AMALRIC, one of the leaders in the crusade against the Albigenses, who, when his followers asked him how they were to distinguish heretics from Catholics, answered, “Kill them all; God will know His own;” d. 1225.
AMALTHE`A, the goat that suckled Zeus, one of whose horns became the cornucopia—horn of plenty.
AMA`RA SINHA, a Hindu Buddhist, left a valuable thesaurus of Sanskrit words.
AMA`RI, MICHELE, an Italian patriot, born at Palermo, devoted a great part of his life to the history of Sicily, and took part in its emancipation; was an Orientalist as well; he is famous for throwing light on the true character of the Sicilian Vespers (1806-1889).
AMARYL`LIS, a shepherdess in one of Virgil’s pastorals; any young rustic maiden.
AMA`SIA (25), a town in Asia Minor, once the capital of the kings of Pontus.
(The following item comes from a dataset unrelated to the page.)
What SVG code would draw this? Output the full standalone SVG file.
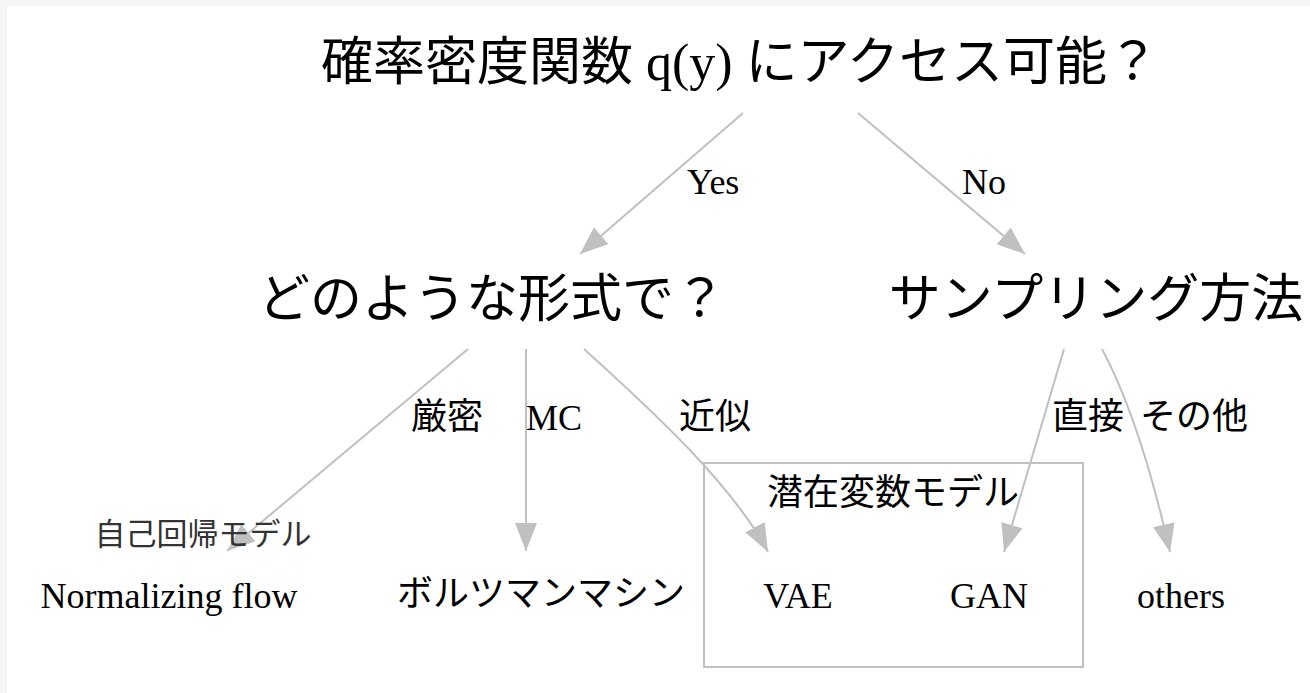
<svg xmlns="http://www.w3.org/2000/svg" width="1310" height="693" viewBox="0 0 1310 693">
<defs>
<marker id="ah" markerUnits="userSpaceOnUse" markerWidth="30" markerHeight="24" refX="28" refY="11" orient="auto">
<path d="M0,0 L28,11 L0,22 z" fill="#c0c0c0"/>
</marker>
<style>
.t{font-family:"Liberation Serif","Noto Sans CJK JP",serif;fill:#000}
.big{font-size:52px}
.lab{font-size:36px}
.sans{font-family:"Liberation Sans","Noto Sans CJK JP",sans-serif;font-size:31px;fill:#333}
.e{fill:none;stroke:#c0c0c0;stroke-width:2;marker-end:url(#ah)}
.cl{fill:none;stroke:#c0c0c0;stroke-width:2}
</style>
</defs>
<rect width="1310" height="693" fill="#f5f5f5"/>
<rect x="7" y="6" width="1303" height="687" fill="#fff"/>
<g id="cluster-latent">
<rect class="cl" x="704" y="463" width="379" height="204"/>
<text class="t lab" x="893" y="505" text-anchor="middle">潜在変数モデル</text>
</g>
<g id="connectors">
<path class="e" d="M743,113 L580,254"/>
<path class="e" d="M858,113 L1025,254"/>
<path class="e" d="M468,349 L227,551"/>
<path class="e" d="M526,349 L526,551"/>
<path class="e" d="M584,349 C640,400 730,480 768,552"/>
<path class="e" d="M1064,349 L1004,552"/>
<path class="e" d="M1102,349 Q1140,420 1170,552"/>
<text class="t lab" x="687" y="194">Yes</text>
<text class="t lab" x="962" y="194">No</text>
<text class="t lab" x="447" y="429" text-anchor="middle">厳密</text>
<text class="t lab" x="526" y="430">MC</text>
<text class="t lab" x="715" y="429" text-anchor="middle">近似</text>
<text class="t lab" x="1088" y="429" text-anchor="middle">直接</text>
<text class="t lab" x="1194" y="429" text-anchor="middle">その他</text>
</g>
<g id="n-root"><text class="t big" x="740" y="80" text-anchor="middle">確率密度関数 q(y) にアクセス可能？</text></g>
<g id="n-form"><text class="t big" x="492" y="317" text-anchor="middle">どのような形式で？</text></g>
<g id="n-sampling"><text class="t big" x="1096" y="317" text-anchor="middle">サンプリング方法</text></g>
<g id="n-nf">
<text class="sans" x="203" y="545" text-anchor="middle">自己回帰モデル</text>
<text class="t lab" x="169" y="608" text-anchor="middle">Normalizing flow</text>
</g>
<g id="n-bm"><text class="t lab" x="541" y="606" text-anchor="middle">ボルツマンマシン</text></g>
<g id="n-vae"><text class="t lab" x="798" y="608" text-anchor="middle">VAE</text></g>
<g id="n-gan"><text class="t lab" x="989" y="608" text-anchor="middle">GAN</text></g>
<g id="n-others"><text class="t lab" x="1181" y="608" text-anchor="middle">others</text></g>
</svg>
AMA`SIS, king of Egypt, originally a simple soldier, took part in an insurrection, dethroned the reigning monarch and assumed the crown, proved an able ruler, and cultivated alliances with Greece; reigned from 570 to 546 B.C.
AMA`TI, a celebrated family of violin-makers; Andrea and Niccolo, brothers, at Cremona, in the 16th and 17th centuries.
AMATITLAN (10), a town in Guatemala, the inhabitants of which are mainly engaged in the preparation of cochineal.
AMAUROSIS, a weakness or loss of vision, the cause of which was at one time unknown.
AMAZON, a river in S. America and the largest on the globe, its basin nearly equal in extent to the whole of Europe; traverses the continent at its greatest breadth, rises in the Andes about 50 m. from the Pacific, and after a course of 4000 m. falls by a delta into the Atlantic, its waters increased by an immense number of tributaries, 20 of which are above 1000 m. in length, one 2000 m., its mouth 200 m. wide; its current affects the ocean 150 m. out; is navigable 3000 m. up, and by steamers as far as the foot of the Andes.